Dahingestellt bleiben kann, ob und in welcher Höhe der Klägerin beim Erwerb von Kraftfahrzeugen Preisnachlässe zukommen. Freiwillige Leistungen Dritter, so auch Preisnachlässe, kommen nicht dem Schädiger zugute (ebenso OLG Frankfurt VersR 95, 1450).
Der Klägerin stehen auch Mietausfallkosten in Höhe von 1.614,00 DM zu. Zutreffend hat das Landgericht eine Auslastung des Mietfahrzeugs von 83% zugrunde gelegt. Die Beklagten selber tragen vor, dass vom 01.09.1998 bis zum Unfalltag (16.10.1998), also in einem Zeitraum von 26 Tagen, das Fahrzeug an 42 Tagen vermietet worden sei. Hieraus folgt, dass jedenfalls im Wege der Schätzung nach § 287 ZPO der angesetzte Satz nicht zu beanstanden ist. Gleiches gilt für die angesetzten ersparten Eigenkosten von 6,95 DM netto auf 100 km und damit 10,33 DM/Tag, die ebenfalls zutreffend nach § 287 ZPO geschätzt sind.
Die Gutachterkosten in Höhe von 875,00 DM und die Kostenpauschale in Höhe von 50,00 DM stehen nicht mehr im Streit.
2. Nach dem Vorstehenden hat die Klägerin gemäß § 823 Abs. 1 BGB auch gegen den Beklagten zu 2) einen Anspruch auf Schadensersatz in Höhe von 13.054,40 DM.

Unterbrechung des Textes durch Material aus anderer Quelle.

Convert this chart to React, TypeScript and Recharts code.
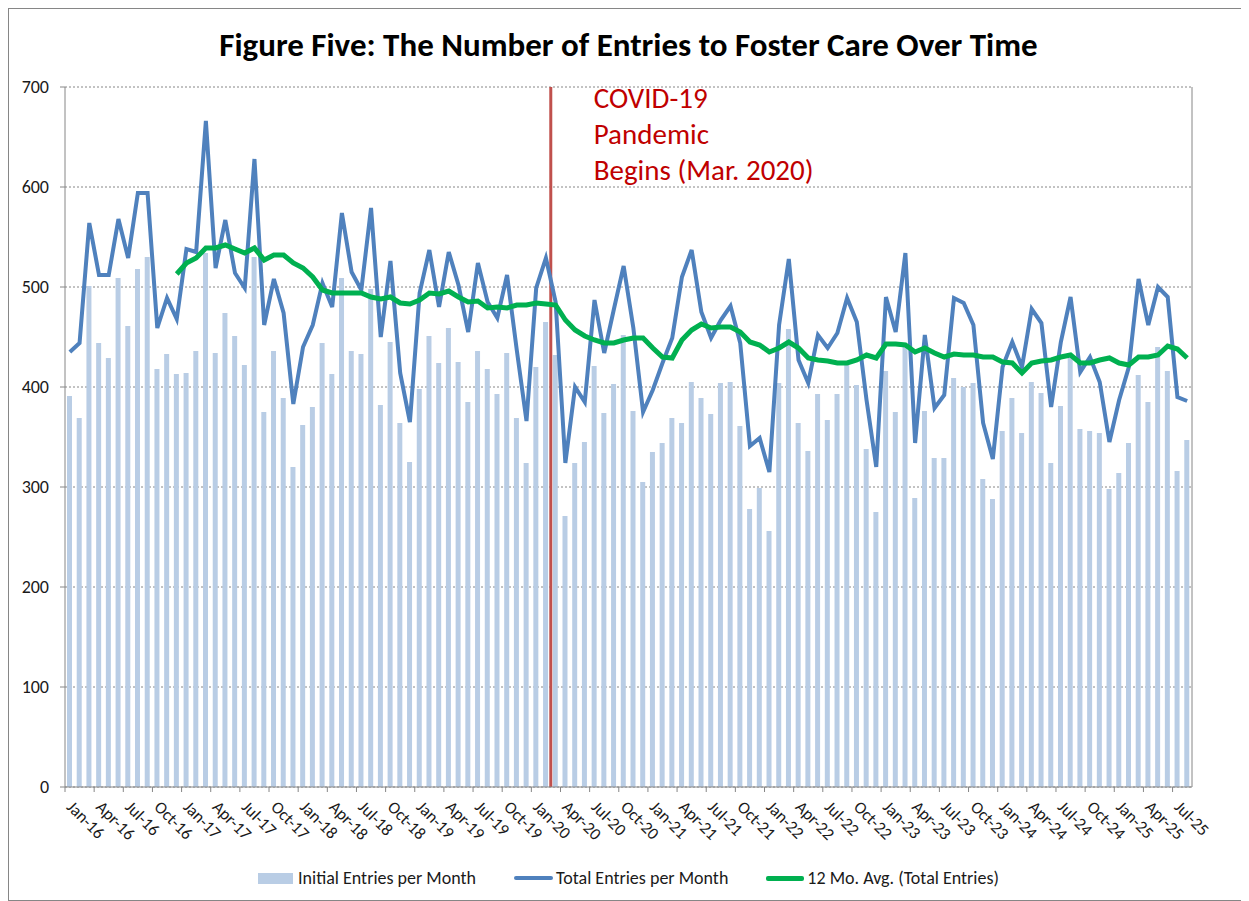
import { ComposedChart, Bar, Line, XAxis, YAxis, CartesianGrid, ReferenceLine, Legend } from 'recharts'

// ─── data (Jan-16 .. Aug-25) ─────────────────────────────────────────────

const MONTH_NAMES = ['Jan', 'Feb', 'Mar', 'Apr', 'May', 'Jun', 'Jul', 'Aug', 'Sep', 'Oct', 'Nov', 'Dec']
const YEARS = ['16', '17', '18', '19', '20', '21', '22', '23', '24', '25']
const LAST_MONTH_2025 = 8

const months: string[] = YEARS.flatMap(y =>
  MONTH_NAMES.slice(0, y === '25' ? LAST_MONTH_2025 : 12).map(m => `${m}-${y}`)
)

const initialEntries = [
  391, 369, 501, 444, 429, 509, 461, 518, 530, 418, 433, 413,
  414, 436, 534, 434, 474, 451, 422, 530, 375, 436, 389, 320,
  362, 380, 444, 413, 509, 436, 433, 498, 382, 445, 364, 325,
  398, 451, 424, 459, 425, 385, 436, 418, 393, 434, 369, 324,
  420, 465, 432, 271, 324, 345, 421, 374, 403, 452, 376, 305,
  335, 344, 369, 364, 405, 389, 373, 404, 405, 361, 278, 299,
  256, 404, 458, 364, 336, 393, 367, 393, 422, 402, 338, 275,
  416, 375, 440, 289, 376, 329, 329, 409, 400, 404, 308, 288,
  356, 389, 354, 405, 394, 324, 381, 429, 358, 356, 354, 298,
  314, 344, 412, 385, 440, 416, 316, 347,
]

const totalEntries = [
  435, 444, 564, 512, 512, 568, 529, 594, 594, 459, 489, 468,
  538, 535, 666, 519, 567, 514, 499, 628, 462, 508, 474, 383,
  440, 462, 504, 480, 574, 515, 497, 579, 450, 526, 414, 365,
  494, 537, 480, 535, 502, 455, 524, 485, 469, 512, 437, 366,
  499, 529, 485, 324, 400, 385, 487, 434, 478, 521, 459, 375,
  397, 424, 449, 510, 537, 475, 449, 467, 481, 444, 341, 349,
  315, 462, 528, 427, 404, 452, 439, 454, 489, 465, 387, 320,
  490, 455, 534, 344, 452, 379, 392, 489, 484, 462, 364, 328,
  420, 445, 420, 478, 464, 380, 445, 490, 415, 430, 405, 345,
  387, 420, 508, 462, 500, 490, 390, 386,
]

const avg12: (number | null)[] = [
  null, null, null, null, null, null, null, null, null, null, null, 513,
  524, 529, 539, 539, 542, 538, 534, 539, 527, 532, 532, 524,
  519, 510, 497, 494, 494, 494, 494, 490, 488, 490, 484, 483,
  487, 494, 493, 496, 490, 485, 486, 479, 480, 479, 482, 482,
  484, 483, 482, 467, 457, 451, 447, 444, 444, 447, 449, 449,
  439, 430, 429, 447, 457, 463, 459, 460, 460, 455, 445, 442,
  435, 439, 445, 439, 429, 427, 426, 424, 424, 427, 432, 429,
  443, 443, 442, 435, 439, 434, 430, 433, 432, 432, 430, 430,
  425, 424, 414, 424, 426, 427, 430, 432, 424, 424, 427, 429,
  424, 422, 430, 430, 432, 441, 438, 429,
]

const Y_TICKS = [0, 100, 200, 300, 400, 500, 600, 700]
const PANDEMIC_MONTH = 'Mar-20'

const chartData = months.map((month, i) => ({
  month,
  initial: initialEntries[i],
  total: totalEntries[i],
  avg: avg12[i],
}))

// ─── styling ─────────────────────────────────────────────────────────────

const FONT = 'Carlito, Lato, "Open Sans", sans-serif'
const AXIS_GREY = '#868686'
const BAR_BLUE = '#b9cde5'
const LINE_BLUE = '#4f81bd'
const GREEN = '#00b050'
const RED = '#c0504d'

// ─── custom pieces ───────────────────────────────────────────────────────

// Tick marks sit on category boundaries (Excel style); labels hang below at 45°.
function MonthTick({ x, y, payload }: any) {
  const half = payload?.offset ?? 4.86
  const tx = x - 4
  const ty = y + 21
  return (
    <g>
      <line x1={x - half} x2={x - half} y1={y} y2={y + 5} stroke={AXIS_GREY} />
      <text
        x={tx}
        y={ty}
        transform={`rotate(45 ${tx} ${ty})`}
        textAnchor="start"
        fill="#1a1a1a"
        style={{ fontFamily: FONT, fontSize: 17 }}
      >
        {payload.value}
      </text>
    </g>
  )
}

function PandemicLabel({ viewBox }: any) {
  const x = viewBox.x + 43
  const y = viewBox.y
  return (
    <text fill="#c00000" style={{ fontFamily: FONT, fontSize: 29 }}>
      <tspan x={x} y={y + 21}>COVID-19</tspan>
      <tspan x={x} y={y + 57}>Pandemic</tspan>
      <tspan x={x} y={y + 93}>Begins (Mar. 2020)</tspan>
    </text>
  )
}

function ChartLegend() {
  const item = { display: 'flex', alignItems: 'center', marginRight: 38 }
  const text = { fontFamily: FONT, fontSize: 18, color: '#1a1a1a' }
  return (
    <div style={{ display: 'flex', justifyContent: 'center', height: 20, alignItems: 'center' }}>
      <div style={item}>
        <span style={{ width: 35, height: 11, background: BAR_BLUE, marginRight: 5 }} />
        <span style={text}>Initial Entries per Month</span>
      </div>
      <div style={item}>
        <span style={{ width: 39, height: 4, borderRadius: 2, background: LINE_BLUE, marginRight: 3 }} />
        <span style={text}>Total Entries per Month</span>
      </div>
      <div style={{ ...item, marginRight: 0 }}>
        <span style={{ width: 38, height: 5, borderRadius: 2, background: GREEN, marginRight: 3 }} />
        <span style={text}>12 Mo. Avg. (Total Entries)</span>
      </div>
    </div>
  )
}

// ─── component ───────────────────────────────────────────────────────────

export default function App() {
  const yTick = { fill: '#1a1a1a', fontSize: 18, fontFamily: FONT }
  return (
    <div style={{ position: 'relative', width: 1239, height: 891, border: `1px solid ${AXIS_GREY}`, background: '#fff' }}>
      <div
        style={{
          position: 'absolute', top: 16, left: 0, width: '100%', textAlign: 'center',
          fontFamily: FONT, fontWeight: 700, fontSize: 33, lineHeight: '40px', color: '#000',
        }}
      >
        Figure Five: The Number of Entries to Foster Care Over Time
      </div>
      <ComposedChart
        width={1239}
        height={891}
        data={chartData}
        margin={{ top: 78, right: 5, bottom: 12, left: 5 }}
        barSize={5}
      >
        <CartesianGrid yAxisId="left" vertical={false} stroke={AXIS_GREY} strokeDasharray="2 2" />
        <XAxis
          dataKey="month"
          interval={2}
          tickSize={0}
          tickMargin={0}
          tickLine={false}
          axisLine={{ stroke: AXIS_GREY }}
          tick={<MonthTick />}
          height={81}
        />
        <YAxis
          yAxisId="left"
          domain={[0, 700]}
          ticks={Y_TICKS}
          width={51}
          tickSize={5}
          tickMargin={11}
          axisLine={{ stroke: AXIS_GREY }}
          tickLine={{ stroke: AXIS_GREY }}
          tick={yTick}
        />
        <YAxis
          yAxisId="right"
          orientation="right"
          domain={[0, 700]}
          ticks={Y_TICKS}
          width={51}
          tickSize={5}
          tickMargin={11}
          axisLine={{ stroke: AXIS_GREY }}
          tickLine={{ stroke: AXIS_GREY }}
          tick={yTick}
        />
        <Legend verticalAlign="bottom" content={<ChartLegend />} />
        <Bar yAxisId="left" dataKey="initial" name="Initial Entries per Month" fill={BAR_BLUE} isAnimationActive={false} />
        <ReferenceLine
          yAxisId="left"
          x={PANDEMIC_MONTH}
          position="start"
          stroke={RED}
          strokeWidth={3}
          label={<PandemicLabel />}
        />
        <Line
          yAxisId="left"
          type="linear"
          dataKey="total"
          name="Total Entries per Month"
          stroke={LINE_BLUE}
          strokeWidth={4}
          dot={false}
          isAnimationActive={false}
        />
        <Line
          yAxisId="left"
          type="linear"
          dataKey="avg"
          name="12 Mo. Avg. (Total Entries)"
          stroke={GREEN}
          strokeWidth={5}
          dot={false}
          isAnimationActive={false}
        />
      </ComposedChart>
    </div>
  )
}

Die im Ergebnis erfolglose Berufung war danach mit der Kostenfolge aus §§ 97 Abs. 1, 100 Abs. 4 ZPO zurückzuweisen. Die Entscheidung über die vorläufige Vollstreckbarkeit folgt aus §§ 708 Nr. 10, 713 ZPO. Streitwert des Berufungsverfahrens und zugleich Beschwer der Beklagten: 13.054,40 DM.